Quando analisamos a formação de acrilamida com a utilização da air fryer, também podemos constatar que os valores ficam bastante abaixo ou, no limite, iguais à fritura por imersão ou confecção no forno. Esta fritura por ar quente para além de uma grande poupança de energia em relação à confecção num forno tradicional, poupa logicamente muita gordura e calorias, pois não existe a fritura por imersão, mesmo sabendo que eventualmente o sabor, cor e crocância de alguns alimentos se tornam melhores quando são borrifados com azeite/óleo pré-confecção. Uma das formas de também contrabalançar este potencial efeito negativo da formação de acrilamida é juntar a esses preparados ervas aromáticas e especiarias e seus respectivos fitoquímicos com potencial antioxidante. Trocar o sal por orégãos, alecrim, cravinho, manjericão, pimenta, açafrão e alho em pó dão uma ajuda sensorial e também à saúde.
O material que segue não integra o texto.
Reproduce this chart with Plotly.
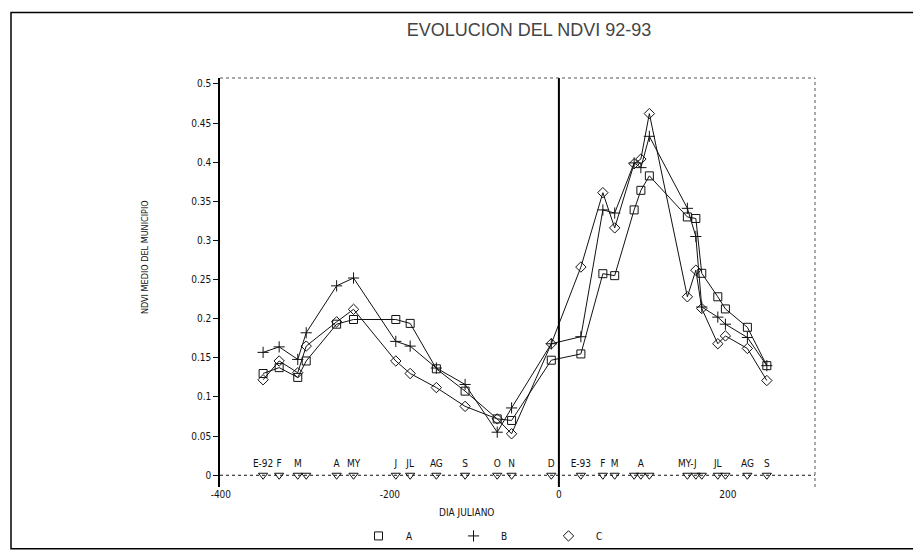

Para além disso, o mais importante perceber é que as air fryers não são substitutos da comida de tacho da mamã ou da avó (que até podem olhar para estas “modernices” com desdém e preferem em muitos casos “fritar a sério” ou fazer um assado com uma bela “caminha de azeite” mesmo em refeições “normais” durante a semana). São, sim, um utensílio muito valioso para indivíduos mais novos, estudantes universitários, solteiros, divorciados, pais com filhos pequenos e sem tempo, que são os principais consumidores de comida ultraprocessada e de aplicações para entrega de comida ao domicílio, onde grande parte das escolhas estão longe de ser equilibradas. Permite também fazer um brilharete para crianças com uma espécie de fast food caseira, onde se podem conjugar batatas fritas na air fryer, hambúrguer (escolhendo as opções com maior % carne nos ingredientes e menor % gordura ou fazendo também em casa) e refrigerantes light, tornando a alimentação em casa menos monótona e com menor consumo de calorias, açúcar, gordura e sal.
Quando em ciência se fala de risco, é preciso ponderar o peso do mesmo em cada acção individual/alimentar que se toma e sobretudo nas substituições de comportamentos de maior risco por outros menores. A relação da acrilamida com o cancro faz “cócegas” à relação da obesidade com o mesmo. É uma comparação muito semelhante ao açúcar vs. adoçantes, mas agora na versão salgada. É utópico pensar que serão as air fryers ou os adoçantes a solução definitiva para um problema tão complexo como a obesidade. Mas o paladar de quem possui esta doença do comportamento alimentar não se contenta com pouco estímulo sensorial nem com os alimentos de sabor algo “neutro” presentes em muitos planos alimentares como tostas, queijos light, cenouras baby, tomate cherry, frutos gordos, legumes em cru, fruta, etc.
Por isso, nem a acrilamida é um agente carcinogénico robusto, nem a confecção na air fryer faz disparar esse valor. Preferir o dourado/amarelo ao torrado/castanho (válido também para torradas em torradeira, assados e grelhados) e ver a air fryer como um “forno individual” que não se limita à confecção de batatas fritas pré-congeladas e outros alimentos como rissóis, croquetes, douradinhos, mas que pode ser útil para muitas outras receitas, é meio caminho andado para uma alimentação menos cinzenta, prática e rápida.